Key research properties:
- Bitrate vs quality tradeoff
- Token rate (tokens per second)
- Reconstruction fidelity and speaker similarity
3. Unit Language Models: “Text-Like” Modeling over Speech Tokens
Once you have tokens, you can train an autoregressive model:
- Predict next codec token conditioned on previous tokens (and possibly text or semantics).
But speech tokens encode more than content:
- Speaker identity
- Prosody and emotion
- Background noise
This is both a feature and a risk:
- Feature: richer conditioning for natural speech.
- Risk: the model can learn spurious correlations and leak style.
4. Prosody Control: The Core Differentiator
Text-based TTS can be monotone without careful engineering. S2S can preserve prosody, but you still need control:
- Rate and rhythm
- Intonation contours
- Emphasis and pause structure
- Emotion and speaking style
Research approaches:
- Explicit prosody tokens
- Separate predictors for pitch/energy/duration
- Conditioning on reference speech (“style transfer”)
- Constraints during decoding (avoid drift)
If you cannot control prosody, S2S agents sound unpredictable.
5. Vocoders: Turning Tokens Back into Waveforms
Even if your model outputs codec tokens, you still need high-quality audio output.
Families:
- GAN-based vocoders: fast, can be brittle under domain shift
- Diffusion-based vocoders: high quality, can be slower (though accelerated variants exist)
In real-time agents, vocoder latency is often the dominant component.
6. Full-Duplex: The Hardest Problem in Voice Agents
Full-duplex means:
- The agent can listen while speaking.
- The user can interrupt at any time.
This introduces:
- Acoustic echo cancellation (AEC)
- Self-interference (agent hears itself)
- Turn-taking complexity (agent must decide when to yield)
S2S models can also become unstable if they receive their own audio as input.
For robust full-duplex:
- AEC is non-negotiable.
- VAD must be calibrated to ignore playback audio.
- The system must tightly coordinate playback stop/start with inference.
7. Latency Budgeting: Where the Milliseconds Go
For an interactive agent, aim to optimize:
- Input buffering (how much audio you wait to process)
- Model compute (unit LM + vocoder)
- Output buffering (how much audio you generate before playing)
A common mistake:
- Optimizing the LM while the vocoder dominates total delay.
Researchers should profile end-to-end latency in realistic pipelines.
8. Evaluation: Beyond MOS
Mean Opinion Score (MOS) is useful but insufficient.
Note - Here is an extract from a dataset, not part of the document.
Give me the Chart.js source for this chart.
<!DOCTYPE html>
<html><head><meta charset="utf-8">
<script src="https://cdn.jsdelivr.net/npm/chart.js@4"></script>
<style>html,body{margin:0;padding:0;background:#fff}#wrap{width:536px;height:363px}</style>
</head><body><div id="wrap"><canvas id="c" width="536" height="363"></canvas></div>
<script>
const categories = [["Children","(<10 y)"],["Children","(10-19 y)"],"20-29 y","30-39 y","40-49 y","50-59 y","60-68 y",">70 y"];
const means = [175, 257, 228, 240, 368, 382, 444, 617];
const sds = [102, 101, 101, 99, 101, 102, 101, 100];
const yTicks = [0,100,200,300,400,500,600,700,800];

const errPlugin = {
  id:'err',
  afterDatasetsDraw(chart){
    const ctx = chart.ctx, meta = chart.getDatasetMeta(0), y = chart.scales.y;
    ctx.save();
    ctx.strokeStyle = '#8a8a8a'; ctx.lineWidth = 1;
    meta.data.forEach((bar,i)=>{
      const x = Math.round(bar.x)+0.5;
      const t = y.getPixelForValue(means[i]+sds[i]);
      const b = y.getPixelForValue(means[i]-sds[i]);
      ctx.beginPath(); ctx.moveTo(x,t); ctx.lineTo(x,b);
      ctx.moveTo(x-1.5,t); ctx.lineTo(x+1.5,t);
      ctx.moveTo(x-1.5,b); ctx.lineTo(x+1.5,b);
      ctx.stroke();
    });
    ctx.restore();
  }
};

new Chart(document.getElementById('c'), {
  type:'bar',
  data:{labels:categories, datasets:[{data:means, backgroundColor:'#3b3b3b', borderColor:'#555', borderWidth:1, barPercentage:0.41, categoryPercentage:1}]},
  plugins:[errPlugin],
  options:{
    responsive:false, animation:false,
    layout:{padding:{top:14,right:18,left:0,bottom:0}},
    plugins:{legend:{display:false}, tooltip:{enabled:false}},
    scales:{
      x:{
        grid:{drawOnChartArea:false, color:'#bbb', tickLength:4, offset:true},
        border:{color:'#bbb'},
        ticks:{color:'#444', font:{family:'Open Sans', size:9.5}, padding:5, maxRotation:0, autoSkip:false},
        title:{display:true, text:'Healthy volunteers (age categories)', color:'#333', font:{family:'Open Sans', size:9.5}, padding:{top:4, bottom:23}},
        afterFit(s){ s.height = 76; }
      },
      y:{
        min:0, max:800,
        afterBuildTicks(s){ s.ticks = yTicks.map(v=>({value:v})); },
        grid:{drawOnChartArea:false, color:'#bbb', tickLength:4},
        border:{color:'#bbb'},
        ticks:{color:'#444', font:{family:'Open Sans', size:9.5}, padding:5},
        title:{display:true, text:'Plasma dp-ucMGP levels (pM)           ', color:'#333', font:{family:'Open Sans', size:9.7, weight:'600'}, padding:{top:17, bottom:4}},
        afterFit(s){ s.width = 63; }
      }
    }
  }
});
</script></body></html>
For S2S agents, also measure:
- Conversational latency: time-to-first-audio-response
- Interruption success: barge-in latency and false barge-in rate
- Content fidelity: does the response preserve intended semantics?
- Speaker consistency: identity drift across long interactions
- Prosody controllability: can you reliably produce emphasis and timing?
Also consider safety:
- Speech generation can produce convincing but incorrect outputs.
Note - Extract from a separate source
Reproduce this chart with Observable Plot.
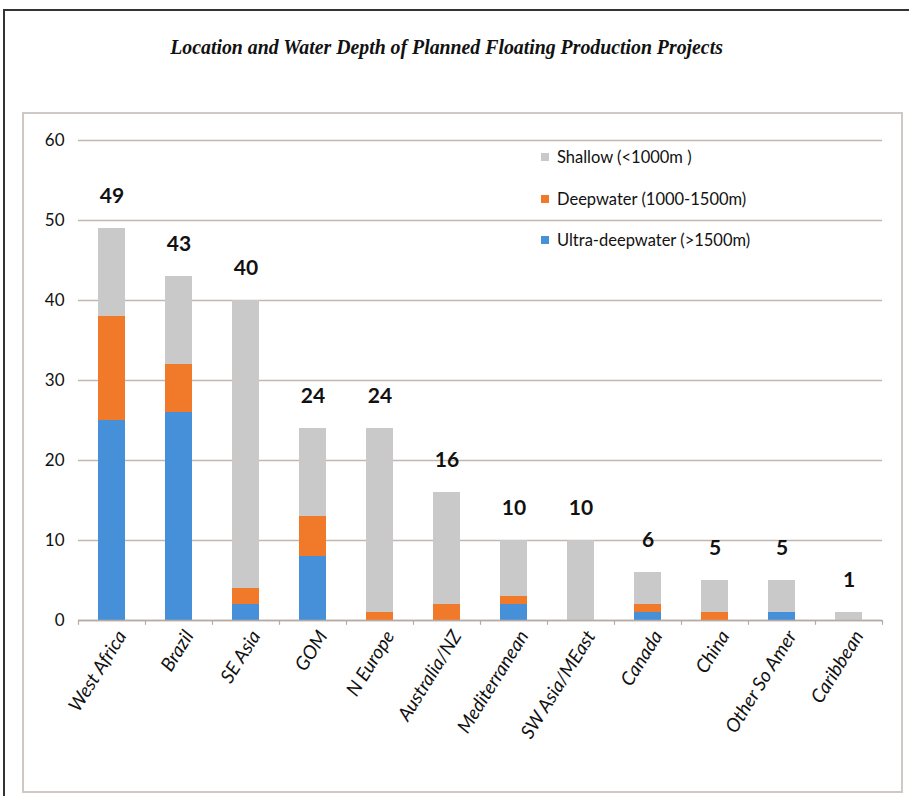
<!DOCTYPE html>
<html><head><meta charset="utf-8">
<script src="https://cdn.jsdelivr.net/npm/d3@7"></script>
<script src="https://cdn.jsdelivr.net/npm/@observablehq/plot@0.6"></script>
<style>
body{margin:0;background:#fff;}
#page{position:relative;width:909px;height:796px;overflow:hidden;background:#fff;}
#frame{position:absolute;left:3px;top:9px;width:930px;height:820px;border:2px solid #333;box-sizing:border-box;}
#inner{position:absolute;left:22px;top:112px;width:881px;height:681px;border:2px solid #cfc8c4;box-sizing:border-box;}
#title{position:absolute;top:34px;left:0;width:893px;text-align:center;font:italic bold 22px "Liberation Serif";color:#111;transform:scaleX(0.9);transform-origin:447px 0;}
#chart{position:absolute;left:0;top:110px;}
#legend{position:absolute;left:541px;top:146px;font:16.5px Lato;color:#111;}
#legend div{height:41.5px;display:flex;align-items:flex-start;line-height:22px;}
#legend span.sw{display:inline-block;width:8px;height:8px;margin:7px 8px 0 0;}
</style>
</head><body>
<div id="page">
  <div id="frame"></div>
  <div id="inner"></div>
  <div id="title">Location and Water Depth of Planned Floating Production Projects</div>
  <div id="chart"></div>
  <div id="legend"></div>
</div>
<script>
const regions = ["West Africa","Brazil","SE Asia","GOM","N Europe","Australia/NZ","Mediterranean","SW Asia/MEast","Canada","China","Other So Amer","Caribbean"];
const ultraDeep = [25,26,2,8,0,0,2,0,1,0,1,0];
const deepwater = [13,6,2,5,1,2,1,0,1,1,0,0];
const shallow   = [11,11,36,11,23,14,7,10,4,4,4,1];
const seriesNames = ["Ultra-deepwater (>1500m)","Deepwater (1000-1500m)","Shallow (<1000m )"];
const seriesColors = ["#4590d8","#f07a2a","#c9c9c9"];
const yTicks = [0,10,20,30,40,50,60];

const seriesValues = [ultraDeep, deepwater, shallow];
const rows = [];
regions.forEach((r,i)=>seriesValues.forEach((vals,s)=>rows.push({region:r, series:seriesNames[s], value:vals[i]})));
const totals = regions.map((r,i)=>({region:r, total: ultraDeep[i]+deepwater[i]+shallow[i]}));

const plotWidth = 909, mL = 78, mR = 27;
const halfStep = (plotWidth - mL - mR) / regions.length / 2;

const chart = Plot.plot({
  width: plotWidth, height: 680,
  marginTop: 30, marginBottom: 170, marginLeft: mL, marginRight: mR,
  style: {fontFamily: "Lato", fontSize: "16px", color: "#111", background: "transparent"},
  x: {domain: regions, paddingInner: 0.6, paddingOuter: 0.3, label: null},
  y: {domain: [0,60], label: null},
  color: {domain: seriesNames, range: seriesColors},
  marks: [
    Plot.gridY(yTicks, {stroke: "#c4b6ae", strokeOpacity: 1, strokeWidth: 1.3}),
    Plot.axisY(yTicks, {tickSize: 0, tickPadding: 14, fontSize: 17, label: null}),
    Plot.barY(rows, {x: "region", y: "value", fill: "series", order: seriesNames}),
    Plot.ruleY([0], {stroke: "#b8aaa2", strokeWidth: 1.3}),
    Plot.ruleX(regions, {x: d=>d, dx: -halfStep, y1: 0, y2: -0.6, stroke: "#b8aaa2", strokeWidth: 1.2}),
    Plot.ruleX(regions.slice(-1), {x: d=>d, dx: halfStep, y1: 0, y2: -0.6, stroke: "#b8aaa2", strokeWidth: 1.2}),
    Plot.axisX({tickSize: 0, tickPadding: 12, tickRotate: -58, fontStyle: "italic", fontSize: 19, dx: 10, label: null}),
    Plot.text(totals, {x: "region", y: "total", text: d=>String(d.total), dy: -32, fontWeight: "bold", fontSize: 21, fill: "#111"})
  ]
});
document.getElementById("chart").appendChild(chart);

const legendOrder = [2,1,0];
const lg = document.getElementById("legend");
legendOrder.forEach(s=>{
  const row = document.createElement("div");
  row.innerHTML = `<span class="sw" style="background:${seriesColors[s]}"></span><span>${seriesNames[s]}</span>`;
  lg.appendChild(row);
});
</script>
</body></html>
9. A Research Baseline Stack
A defensible baseline for S2S research:
- Codec model for tokenization.
- Unit LM conditioned on text semantics (or discrete semantic tokens).
- Fast vocoder (optimized for streaming).
- AEC + barge-in aware VAD for duplex interaction.
- Evaluation suite with latency + interruption + fidelity metrics.
Conclusion
S2S is the frontier because it combines speech compression, token modeling, and real-time interactive systems engineering. Researchers who treat duplex interaction, prosody control, and end-to-end latency as first-class evaluation targets will build systems that feel dramatically more human.